Ricorda? Il giorno in cui gli portai l'intervista con Deng Xiao
Ping, invece, si buttò in ginocchio e si mise a sventolare un
Asso di Cuori. Ricorda? Era proprio un gran giornalista, Di
Bella. Non uno di quelli che si danno le arie a vuoto, che si
credono padreterni, e non valgono un fico secco. Era anche
spiritoso. Poi lui se ne andò. Io mi chiusi nella solitudine dello
scriver libri, e ai miei occhi il Corriere divenne solo una serie di
direttori da guardare in lontananza. Ora con rispetto e ora no.
Però in fondo al cuore il posto speciale rimase. Il legame,
intendo dire. E dopo l'Undici Settembre fu al Corriere che detti
(anzi regalai, visto che per quel lavoro non volli esser pagata)

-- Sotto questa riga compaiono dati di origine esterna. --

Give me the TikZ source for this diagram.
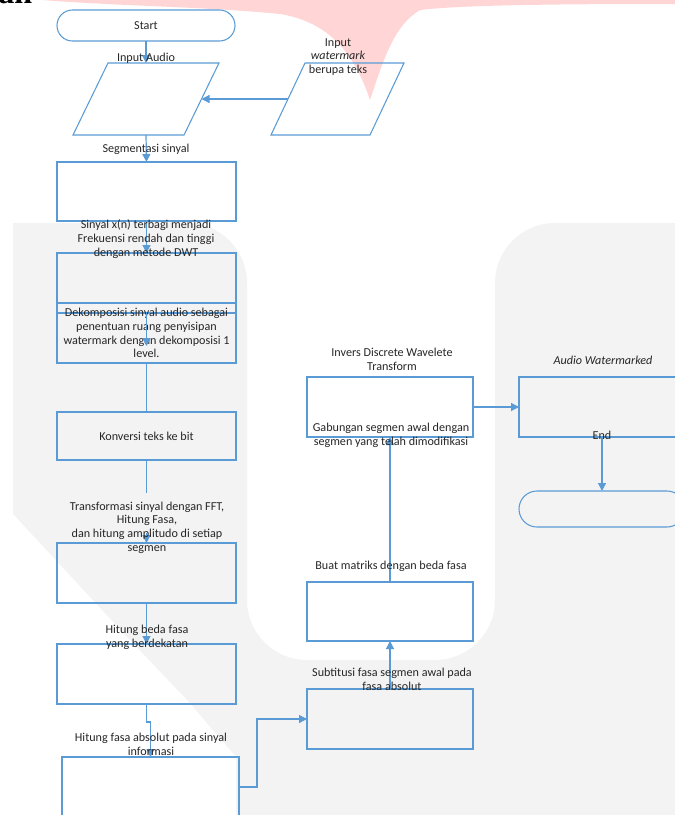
\documentclass[tikz,border=0pt]{standalone}
\usepackage{fontspec}
\setmainfont{Carlito}
\newfontfamily\hdfont{Liberation Serif}
\usetikzlibrary{arrows.meta}
\definecolor{lblue}{HTML}{5B9BD5}
\definecolor{wmgrey}{HTML}{F3F3F3}
\definecolor{wmpink}{HTML}{FFD5D6}
\definecolor{txt}{HTML}{262626}
\tikzset{
 box/.style 2 args={draw=lblue, line width=0.8pt, minimum width=#1*0.75pt, minimum height=#2*0.75pt, inner sep=0pt, outer sep=0pt},
 ghost/.style 2 args={minimum width=#1*0.75pt, minimum height=#2*0.75pt, inner sep=0pt, outer sep=0pt},
 lbl/.style={text=txt, font=\fontsize{9.1}{10.3}\selectfont, align=center, inner sep=0pt},
 conn/.style={draw=lblue, line width=0.9pt},
 arr/.style={conn, -{Triangle[length=6pt,width=6pt]}},
}
\begin{document}
\begin{tikzpicture}[x=0.75pt,y=-0.75pt]
\useasboundingbox (0,0) rectangle (675,815);
% ---- background watermark ----
\fill[wmgrey] (13,830) -- (13,223) [rounded corners=45pt] -- (247,223) -- (247,660) -- (495,660) -- (495,223) [sharp corners] -- (700,223) -- (700,830) -- cycle;
\fill[white] (0,500) -- (127,637) -- (187,700) -- (236,757) -- (236,830) -- (0,830) -- cycle;
\fill[wmpink] (20,-2) .. controls (100,6) and (200,6) .. (280,14) .. controls (330,22) and (355,55) .. (370,100) .. controls (385,55) and (395,25) .. (420,10) .. controls (470,4) and (600,4) .. (690,4) -- (690,-5) -- (20,-5) -- cycle;
\node[anchor=base west, inner sep=0pt, font=\hdfont\fontsize{24}{24}\selectfont\bfseries] (hd) at (-2,3.5) {an};
% ---- shapes ----
\node[box={178}{31}, rounded corners=11.6pt, lbl] (start) at (146,25.5) {Start};
\node[ghost={146}{72}] (inA) at (146,99) {};
\draw[lblue, line width=0.8pt] ([xshift=26.25pt]inA.north west) -- (inA.north east) -- ([xshift=-26.25pt]inA.south east) -- (inA.south west) -- cycle;
\node[ghost={133}{72}] (wm) at (337.5,99) {};
\draw[lblue, line width=0.8pt] ([xshift=25.5pt]wm.north west) -- (wm.north east) -- ([xshift=-25.5pt]wm.south east) -- (wm.south west) -- cycle;
\node[box={179}{59}] (b1) at (146.5,191.5) {};
\node[box={179}{60}] (b2) at (146.5,283) {};
\node[box={179}{60}, lbl] (b3) at (146.5,333) {Dekomposisi sinyal audio sebagai\\penentuan ruang penyisipan\\watermark dengan dekomposisi 1\\level.};
\node[box={179}{48}, lbl] (b4) at (146.5,436) {Konversi teks ke bit};
\node[box={179}{60}] (b5) at (146.5,573) {};
\node[box={179}{60}] (b6) at (146.5,674) {};
\node[box={177}{60}] (b7) at (150.5,787) {};
\node[box={166}{60}] (b8) at (390,719) {};
\node[box={166}{59}] (b9) at (390,611.5) {};
\node[box={166}{60}] (b10) at (390,407) {};
\node[box={166}{60}] (b11) at (602,407) {};
\node[box={166}{36}, rounded corners=13.5pt] (endt) at (602,509) {};
% ---- connectors ----
\coordinate (b3in) at (146.5,346);
\coordinate (t1) at (146.5,493);
\coordinate (t2) at (146.5,533);
\draw[arr] (start.south) -- (inA.north);
\draw[arr] ([xshift=12.75pt]wm.west) -- ([xshift=-13.125pt]inA.east);
\draw[arr] (inA.south) -- (b1.north);
\draw[arr] (b1.south) -- (b2.north);
\draw[arr] (b2.south) -- (b3in);
\draw[conn] (b3.south) -- (b4.north);
\draw[conn] (b4.south) -- (t1);
\draw[arr] (t2) -- (b5.north);
\draw[arr] (b5.south) -- (b6.north);
\draw[arr] (b6.south) -- ++(0,18) -| (b7.north);
\draw[arr] (b7.east) -- ++(18,0) |- (b8.west);
\draw[arr] (b8.north) -- (b9.south);
\draw[arr] (b9.north) -- (b10.south);
\draw[arr] (b10.east) -- (b11.west);
\draw[arr] (b11.south) -- (endt.north);
% ---- labels ----
\node[lbl] (lwm) at (338,57) {Input\\\textit{watermark}\\berupa teks};
\node[lbl] (lia) at (146,58) {Input Audio};
\node[lbl] (lseg) at (146,149) {Segmentasi sinyal};
\node[lbl] (lsin) at (146,239) {Sinyal x(n) terbagi menjadi\\Frekuensi rendah dan tinggi\\dengan metode DWT};
\node[lbl] (ltr) at (147,527.5) {Transformasi sinyal dengan FFT,\\Hitung Fasa,\\dan hitung amplitudo di setiap\\segmen};
\node[lbl] (lbd) at (147,637) {Hitung beda fasa\\yang berdekatan};
\node[lbl] (lfa) at (151,744.5) {Hitung fasa absolut pada sinyal\\informasi};
\node[lbl] (lsub) at (392,679.5) {Subtitusi fasa segmen awal pada\\fasa absolut};
\node[lbl] (lbm) at (391,566) {Buat matriks dengan beda fasa};
\node[lbl] (lgab) at (391,435.5) {Gabungan segmen awal dengan\\segmen yang telah dimodifikasi};
\node[lbl] (linv) at (392,359.5) {Invers Discrete Wavelete\\Transform};
\node[lbl] (law) at (603,360) {\textit{Audio Watermarked}};
\node[lbl] (lend) at (602,435) {End};
\end{tikzpicture}
\end{document}
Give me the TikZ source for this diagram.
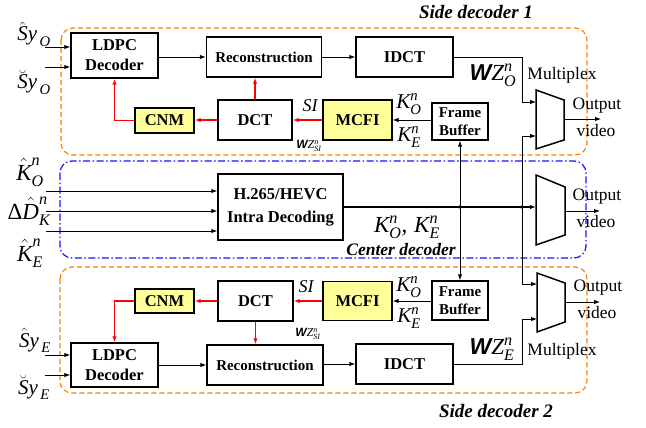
\documentclass[tikz,border=0pt]{standalone}
\usepackage{amsmath}
\usepackage{fontspec}
\setmainfont{Liberation Serif}
\newfontfamily\sansW{Liberation Sans}
\usetikzlibrary{arrows.meta,calc}

\definecolor{sideorange}{RGB}{255,128,0}
\definecolor{centerblue}{RGB}{20,20,255}
\definecolor{cnmyellow}{RGB}{255,255,153}

% italic text letters inside math
\newcommand\itx[1]{\text{\normalfont\itshape #1}}
\newcommand\wz{\text{\sansW\bfseries\itshape W}\itx{Z}}

\tikzset{
  blk/.style={draw, line width=1.4pt, fill=white, align=center, inner sep=0pt,
    font=\fontsize{16.5}{20}\selectfont\bfseries},
  blksm/.style={blk, font=\fontsize{15}{18}\selectfont\bfseries},
  hl/.style={blk, fill=cnmyellow},
  arr/.style={-{Latex[length=6pt,width=4.5pt]}, line width=0.9pt},
  redarr/.style={arr, draw=red, color=red, line width=1.2pt},
  muxline/.style={line width=1.5pt, line join=miter},
  sidebox/.style={draw=sideorange, line width=1.2pt, rounded corners=12pt,
    dash pattern=on 5pt off 3pt},
  centerbox/.style={draw=centerblue, line width=1.2pt, rounded corners=12pt,
    dash pattern=on 7pt off 2.5pt on 1.5pt off 2.5pt},
  plain/.style={inner sep=0pt, font=\fontsize{17.5}{18}\selectfont},
  title/.style={inner sep=0pt, font=\fontsize{19}{20}\selectfont\bfseries\itshape},
  mlab/.style={inner sep=0pt, font=\fontsize{23}{24}\selectfont},
  mlabs/.style={inner sep=0pt, font=\fontsize{21}{22}\selectfont},
  mlabt/.style={inner sep=0pt, font=\fontsize{12}{13}\selectfont},
}

\begin{document}
\begin{tikzpicture}[x=1pt,y=-1pt]
\useasboundingbox (0,0) rectangle (646,428);

% decoder regions
\draw[sidebox] (61,28) rectangle (587,155);
\draw[centerbox] (60,161) rectangle (586,258);
\draw[sidebox] (60,267) rectangle (587,393);

\node[title] (t1) at (476,12) {Side decoder 1};
\node[title] (t2) at (496,411) {Side decoder 2};
\node[title, font=\fontsize{17.5}{18}\selectfont\bfseries\itshape] (t3) at (401,250) {Center decoder};

% ---- side decoder 1 ----
\node[blk, minimum width=87pt, minimum height=45pt] (ldpc1) at (114.5,55.5) {LDPC\\Decoder};
\node[blksm, minimum width=115pt, minimum height=40pt] (rec1) at (264,57) {Reconstruction};
\node[blk, minimum width=97pt, minimum height=40pt] (idct1) at (404.5,57) {IDCT};
\node[blk, minimum width=74pt, minimum height=40pt] (dct1) at (255,120) {DCT};
\node[hl, minimum width=59pt, minimum height=25pt] (cnm1) at (164.5,120.5) {CNM};
\node[hl, minimum width=69pt, minimum height=40pt] (mcfi1) at (357.5,120) {MCFI};
\node[blksm, minimum width=56pt, minimum height=37pt] (fb1) at (460,121.5) {Frame\\Buffer};

% ---- center decoder ----
\node[blk, font=\fontsize{16.5}{23}\selectfont\bfseries, minimum width=125pt, minimum height=66pt] (hevc) at (280.5,207) {H.265/HEVC\\Intra Decoding};

% ---- side decoder 2 ----
\node[hl, minimum width=59pt, minimum height=24pt] (cnm2) at (164.5,301) {CNM};
\node[blk, minimum width=75pt, minimum height=40pt] (dct2) at (255.5,301) {DCT};
\node[hl, minimum width=69pt, minimum height=39pt] (mcfi2) at (357.5,301) {MCFI};
\node[blksm, minimum width=56pt, minimum height=39pt] (fb2) at (460,300.5) {Frame\\Buffer};
\node[blk, minimum width=87pt, minimum height=44pt] (ldpc2) at (114.5,365) {LDPC\\Decoder};
\node[blksm, minimum width=116pt, minimum height=40pt] (rec2) at (265,365) {Reconstruction};
\node[blk, minimum width=97pt, minimum height=40pt] (idct2) at (404.5,364) {IDCT};

% ---- multiplexers ----
\draw[muxline] (536,90) -- (564,100) -- (564,140) -- (536,149) -- cycle;
\draw[muxline] (536,175) -- (565,187) -- (565,235) -- (536,245) -- cycle;
\draw[muxline] (537,273) -- (565,283) -- (565,322) -- (537,332) -- cycle;
\coordinate (m1in1) at (536,102);
\coordinate (m1in2) at (536,136);
\coordinate (m2in) at (536,207);
\coordinate (m3in1) at (537,284);
\coordinate (m3in2) at (537,319);
\coordinate (m1out) at (564,119);
\coordinate (o1) at (601,119);
\coordinate (m2out) at (565,211);
\coordinate (o2) at (600,211);
\coordinate (m3out) at (565,302);
\coordinate (o3) at (600,302);
\draw[arr] (m1out) -- (o1);
\draw[arr] (m2out) -- (o2);
\draw[arr] (m3out) -- (o3);

\node[plain] (mx1) at (562,75) {Multiplex};
\node[plain] (mx2) at (562,351) {Multiplex};
\node[plain] (out1) at (597,106) {Output};
\node[plain] (vid1) at (596,131) {video};
\node[plain] (out2) at (597,197) {Output};
\node[plain] (vid2) at (596,222) {video};
\node[plain] (out3) at (598,288) {Output};
\node[plain] (vid3) at (597,313) {video};

% ---- inputs ----
\coordinate (sO1) at (45,47);
\coordinate (sO2) at (45,67);
\coordinate (kO) at (46,191);
\coordinate (dK) at (46,211);
\coordinate (kE) at (46,231);
\coordinate (sE1) at (45,355);
\coordinate (sE2) at (45,375);
\draw[arr] (sO1) -- (sO1 -| ldpc1.west);
\draw[arr] (sO2) -- (sO2 -| ldpc1.west);
\draw[arr] (kO) -- (kO -| hevc.west);
\draw[arr] (dK) -- (dK -| hevc.west);
\draw[arr] (kE) -- (kE -| hevc.west);
\draw[arr] (sE1) -- (sE1 -| ldpc2.west);
\draw[arr] (sE2) -- (sE2 -| ldpc2.west);

\node[mlabs] (lsO1) at (34,34) {$\hat{\itx{S}}\itx{y}_{\,\itx{O}}$};
\node[mlabs] (lsO2) at (34,82) {$\breve{\itx{S}}\itx{y}_{\,\itx{O}}$};
\node[mlab] (lkO) at (30,172) {$\hat{\itx{K}}^{\itx{n}}_{\itx{O}}$};
\node[mlab] (ldK) at (29,211) {$\text{\normalfont Δ}\hat{\itx{D}}^{\itx{n}}_{\itx{K}}$};
\node[mlab] (lkE) at (30,253) {$\hat{\itx{K}}^{\itx{n}}_{\itx{E}}$};
\node[mlabs] (lsE1) at (35,340) {$\hat{\itx{S}}\itx{y}_{\,\itx{E}}$};
\node[mlabs] (lsE2) at (34,387) {$\breve{\itx{S}}\itx{y}_{\,\itx{E}}$};

% ---- side decoder 1 connections ----
\draw[arr] (ldpc1.east |- rec1) -- (rec1.west);
\draw[arr] (rec1.east) -- (idct1.west);
\draw[redarr] (cnm1.west) -| (ldpc1.south);
\draw[redarr] (dct1.west) -- (dct1.west -| cnm1.east);
\draw[redarr] (dct1.north) -- (dct1.north |- rec1.south);
\draw[redarr] (mcfi1.west) -- (dct1.east);
\draw[arr] (fb1.west |- mcfi1) -- (mcfi1.east);

% ---- center connections ----
\coordinate (jfb) at (460,207);
\coordinate (jmx) at (522,207);
\draw[arr, line width=1.2pt] (hevc.east) -- (m2in);
\draw[arr] (jfb) -- (fb1.south);
\draw[arr] (jfb) -- (fb2.north);
\draw[arr] (jmx) |- (m1in2);
\draw[arr] (jmx) |- (m3in1);
\draw[arr] (idct1.east) -- (idct1.east -| jmx) |- (m1in1);
\fill (jfb) circle (1.8pt);
\fill (jmx) circle (1.8pt);

% ---- side decoder 2 connections ----
\draw[redarr] (cnm2.west) -| (ldpc2.north);
\draw[redarr] (dct2.west) -- (dct2.west -| cnm2.east);
\draw[redarr] (dct2.south) -- (dct2.south |- rec2.north);
\draw[redarr] (mcfi2.west) -- (mcfi2.west -| dct2.east);
\draw[arr] (fb2.west |- mcfi2) -- (mcfi2.east);
\draw[arr] (ldpc2.east |- rec2) -- (rec2.west);
\draw[arr] (rec2.east |- idct2) -- (idct2.west);
\draw[arr] (idct2.east) -- (idct2.east -| jmx) |- (m3in2);

% ---- signal labels ----
\node[mlabs] (kO1) at (409,104) {$\itx{K}^{\itx{n}}_{\itx{O}}$};
\node[mlabs] (kE1) at (409,137) {$\itx{K}^{\itx{n}}_{\itx{E}}$};
\node[mlabs] (kO2) at (409,287) {$\itx{K}^{\itx{n}}_{\itx{O}}$};
\node[mlabs] (kE2) at (409,318) {$\itx{K}^{\itx{n}}_{\itx{E}}$};
\node[mlab] (kOE) at (407,227) {$\itx{K}^{\itx{n}}_{\itx{O}}\text{\normalfont ,}\;\itx{K}^{\itx{n}}_{\itx{E}}$};
\node[inner sep=0pt, font=\fontsize{18}{19}\selectfont\itshape] (si1) at (310,106) {SI};
\node[inner sep=0pt, font=\fontsize{18}{19}\selectfont\itshape] (si2) at (306,287) {SI};
\node[mlabt] (wzs1) at (309,146) {$\wz^{\itx{n}}_{\itx{SI}}$};
\node[mlabt] (wzs2) at (308,334) {$\wz^{\itx{n}}_{\itx{SI}}$};
\node[mlab] (wzO) at (493,75) {$\wz^{\itx{n}}_{\itx{O}}$};
\node[mlab] (wzE) at (492,349) {$\wz^{\itx{n}}_{\itx{E}}$};

\end{tikzpicture}
\end{document}
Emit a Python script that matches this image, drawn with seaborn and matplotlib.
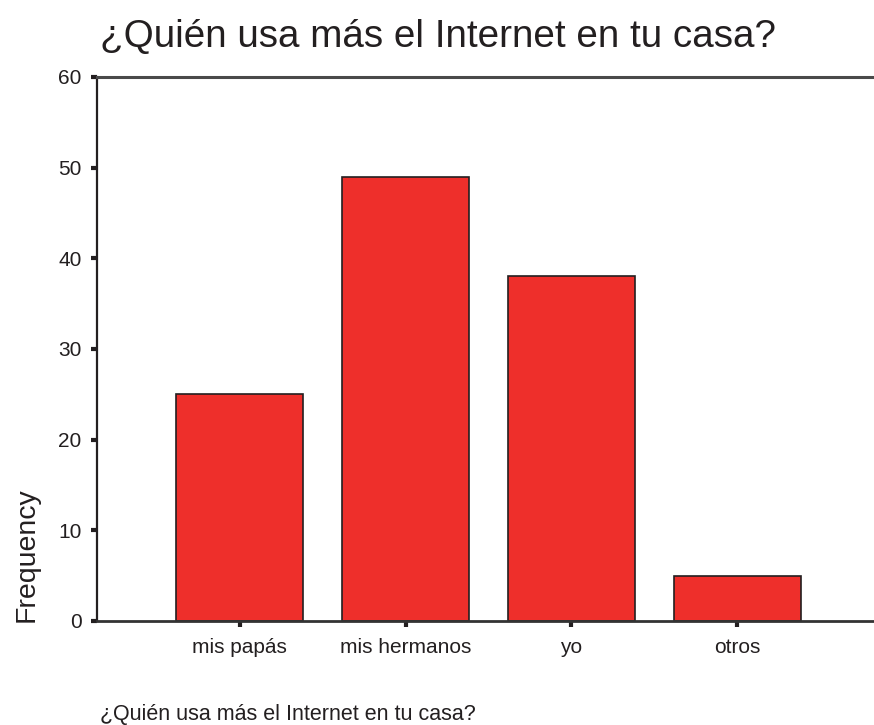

l'articolone da cui sarebbe nato La Rabbia e l'Orgoglio. Fu
attraverso il Corriere che incominciai la mia lotta al Mostro e
alla Bestia al suo servizio. E sebbene ciò mi costasse dispiaceri
odiosi e pesanti, sebbene non approvassi la sua linea politica, la
sua Political Correctness, il suo dire le cose che conviene dire
non le cose che si devono dire, per me continuò ad essere un
legame da cui non si prescinde. Uno stretto parente che spesso
vorresti prendere a calci, rinnegare, ma al quale vuoi lo stesso
un gran bene.
Ergo, l'insensato manifesto mi offese parecchio.